Our fly-replay feature has two new fields you can define, to help with the cases where a replay cannot succeed. This might happen if, say, the app you’re replaying to is unhealthy or unavailable.
By default, like most requests, a replay will try for a while before throwing a generic 5xx error back to the client. This isn’t always the best course of action, so we now have a couple of new replay fields you can use to tweak this behavior: replay timeout and fallback.
Replay Timeout
The new timeout field sets how long the proxy should try to reach the replay target before giving up. It accepts duration strings like 10s or 800ms:
fly-replay: app=my-worker;timeout=2s
On its own, setting a timeout just makes the replay fail faster.
Replay Fallback
The new fallback field tells our proxy to route the request back to the original Machine that issued the replay, instead of erroring. There are two modes:
force_self— route back to the exact Machine that issued the replay, otherwise error.prefer_self— try the original Machine first, but fall back to any Machine in the original app.

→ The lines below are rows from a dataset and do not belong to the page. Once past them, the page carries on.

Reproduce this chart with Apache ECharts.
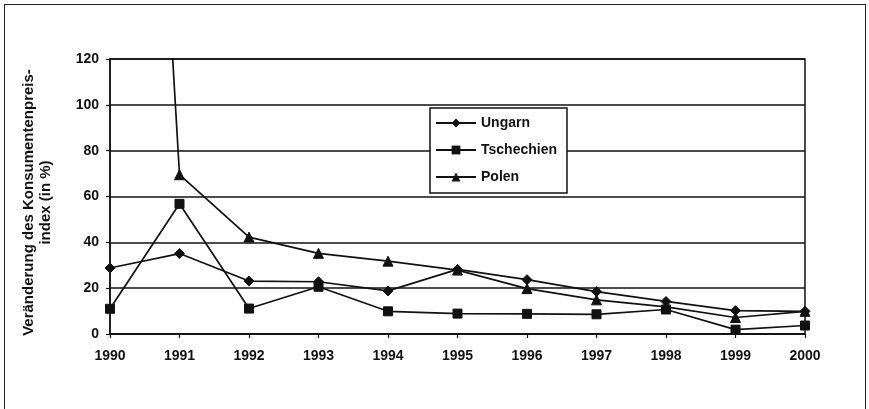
<!DOCTYPE html>
<html>
<head>
<meta charset="utf-8">
<script src="https://cdn.jsdelivr.net/npm/echarts@6/dist/echarts.min.js"></script>
<style>
  html, body { margin: 0; padding: 0; background: #fff; }
  #wrap { position: relative; width: 869px; height: 409px; overflow: hidden; }
  #chart { position: absolute; left: 0; top: 0; width: 869px; height: 409px; }
  #frame { position: absolute; left: 4px; top: 4px; width: 860px; height: 420px; border: 1.5px solid #222; pointer-events: none; }
</style>
</head>
<body>
<div id="wrap">
  <div id="chart"></div>
  <div id="frame"></div>
</div>
<script>
const years = ['1990','1991','1992','1993','1994','1995','1996','1997','1998','1999','2000'];
const ungarn = [28.8, 35.1, 23.1, 22.8, 18.8, 28.2, 23.7, 18.5, 14.2, 10.2, 9.9];
const tschechien = [11.0, 56.8, 11.1, 20.6, 9.9, 8.9, 8.8, 8.6, 10.7, 1.9, 3.7];
const polen = [585.8, 69.5, 42.3, 35.2, 31.8, 27.9, 19.8, 14.9, 11.8, 7.2, 9.9];
const yTicks = { min: 0, max: 120, interval: 20 };
const yName = 'Veränderung des Konsumentenpreis-\nindex (in %)';

const font = '"Liberation Sans", Arial, sans-serif';
const ink = '#111';

function mk(name, data, symbol, size) {
  return {
    name: name, type: 'line', data: data,
    symbol: symbol, symbolSize: size, showAllSymbol: true,
    clip: true,
    lineStyle: { color: ink, width: 1.7 },
    itemStyle: { color: ink, borderColor: ink },
    emphasis: { disabled: true },
    animation: false
  };
}

const chart = echarts.init(document.getElementById('chart'), null, { renderer: 'canvas' });
chart.setOption({
  animation: false,
  backgroundColor: '#fff',
  grid: { left: 110, right: 64, top: 59, bottom: 75, show: true, borderColor: ink, borderWidth: 1.5, backgroundColor: 'transparent' },
  legend: {
    orient: 'vertical', left: 430, top: 108,
    padding: [8, 10, 9, 5],
    itemGap: 13,
    itemWidth: 40, itemHeight: 11,
    backgroundColor: '#fff',
    borderColor: ink, borderWidth: 1.5,
    textStyle: { fontFamily: font, fontWeight: 'bold', fontSize: 14, color: ink },
    data: ['Ungarn', 'Tschechien', 'Polen'],
    selectedMode: false
  },
  xAxis: {
    type: 'category', data: years, boundaryGap: false,
    axisLine: { lineStyle: { color: ink, width: 1.5 } },
    axisTick: { show: true, alignWithLabel: true, length: 4, lineStyle: { color: ink, width: 1.2 } },
    axisLabel: { fontFamily: font, fontWeight: 'bold', fontSize: 14, color: ink, margin: 15 },
    splitLine: { show: false }
  },
  yAxis: {
    type: 'value', min: yTicks.min, max: yTicks.max, interval: yTicks.interval,
    name: yName, nameLocation: 'middle', nameRotate: 90, nameGap: 56,
    nameTextStyle: { fontFamily: font, fontWeight: 'bold', fontSize: 15, color: ink, lineHeight: 17, align: 'center', padding: [0, 0, 0, -12] },
    axisLine: { show: true, lineStyle: { color: ink, width: 1.5 } },
    axisTick: { show: true, length: 4, lineStyle: { color: ink, width: 1.2 } },
    axisLabel: { fontFamily: font, fontWeight: 'bold', fontSize: 14, color: ink, margin: 11 },
    splitLine: { show: true, lineStyle: { color: ink, width: 1.5 } }
  },
  series: [
    mk('Ungarn', ungarn, 'diamond', 10),
    mk('Tschechien', tschechien, 'rect', 9),
    mk('Polen', polen, 'triangle', 10)
  ]
});
</script>
</body>
</html>
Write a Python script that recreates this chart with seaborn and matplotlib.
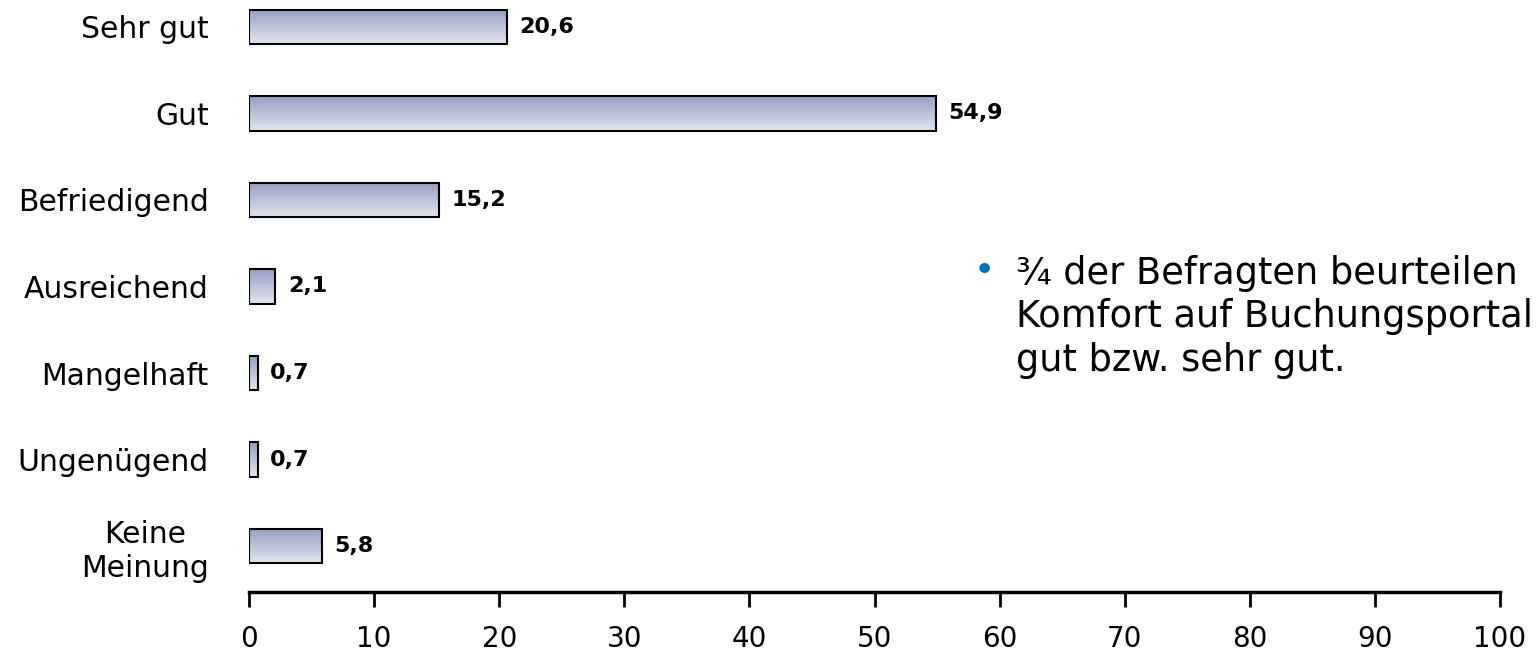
import numpy as np
import pandas as pd
import seaborn as sns
import matplotlib.pyplot as plt

categories = ["Sehr gut", "Gut", "Befriedigend", "Ausreichend", "Mangelhaft",
              "Ungenügend", "Keine\nMeinung"]
values = [20.6, 54.9, 15.2, 2.1, 0.7, 0.7, 5.8]
xticks = [0, 10, 20, 30, 40, 50, 60, 70, 80, 90, 100]
note = "¾ der Befragten beurteilen\nKomfort auf Buchungsportal\ngut bzw. sehr gut."

df = pd.DataFrame({"Bewertung": categories, "Anteil": values})

sns.set_style("white")
plt.rcParams['font.family'] = ['DejaVu Sans']

fig = plt.figure(figsize=(15.37, 6.55), dpi=100)
ax = fig.add_axes([249 / 1537, 63 / 655, 1251 / 1537, 592 / 655])

sns.barplot(data=df, x="Anteil", y="Bewertung", orient="h", width=0.4,
            color="white", edgecolor="black", linewidth=1.5, ax=ax)

# Farbverlauf in die Balken legen
grad = np.linspace(0, 1, 64).reshape(-1, 1)
cmap = plt.matplotlib.colors.LinearSegmentedColormap.from_list(
    "bar", ["#959fc2", "#e3e5ef"])
for p in list(ax.patches):
    bb = p.get_bbox()
    img = ax.imshow(grad, extent=[bb.x0, bb.x1, bb.y1, bb.y0], cmap=cmap,
                    aspect="auto", origin="upper", zorder=1)
    img.set_clip_path(p)
    p.set_facecolor("none")
    p.set_zorder(2)

for i, v in enumerate(values):
    ax.annotate(f"{v:.1f}".replace(".", ","), xy=(v, i), xytext=(9, 0),
                textcoords="offset points", va="center", ha="left",
                fontsize=16, fontweight="bold", color="black")

ax.set_xlim(0, 100)
ax.set_ylim(6.53, -0.31)
ax.set_xticks(xticks)
ax.set_xlabel("")
ax.set_ylabel("")
for s in ["top", "right", "left"]:
    ax.spines[s].set_visible(False)
ax.spines["bottom"].set_linewidth(2.5)
ax.spines["bottom"].set_color("black")
ax.tick_params(axis="x", direction="out", length=11, width=2, pad=13,
               labelsize=20, colors="black", bottom=True)
ax.tick_params(axis="y", length=0, pad=29, labelsize=21.5, labelcolor="black")
for lab in ax.get_yticklabels():
    lab.set_multialignment("center")

fig.text(984 / 1537, 1 - 271 / 655, "•", color="#0070c0", fontsize=26,
         va="center", ha="center")
fig.text(1016 / 1537, 1 - 255 / 655, note, fontsize=26.5, va="top", ha="left",
         linespacing=1.22, color="black")

fig.savefig("out.png", dpi=100)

fly-replay: app=my-worker;timeout=5s;fallback=force_self
When a fallback occurs, your app gets the request again with a fly-replay-failed header containing metadata about what went wrong. You can use this to better track the error in your app, and you can also respond with a first-class error to your client, rather than the curt 5xx from our proxy.
Extra notes
- Once a replayed request has hit its fallback, it can’t be replayed again.
- “Failed” here means that the Fly Proxy didn’t manage to make any connection with one of your machines. As soon as a connection to your app is opened, the replay is a success, and your app returning an error will not trigger a fallback.
- The defined timeout is a minimum/best-effort, as we will not cancel requests mid-flight.
- These fields can be defined in the replay header, or in the JSON replay format.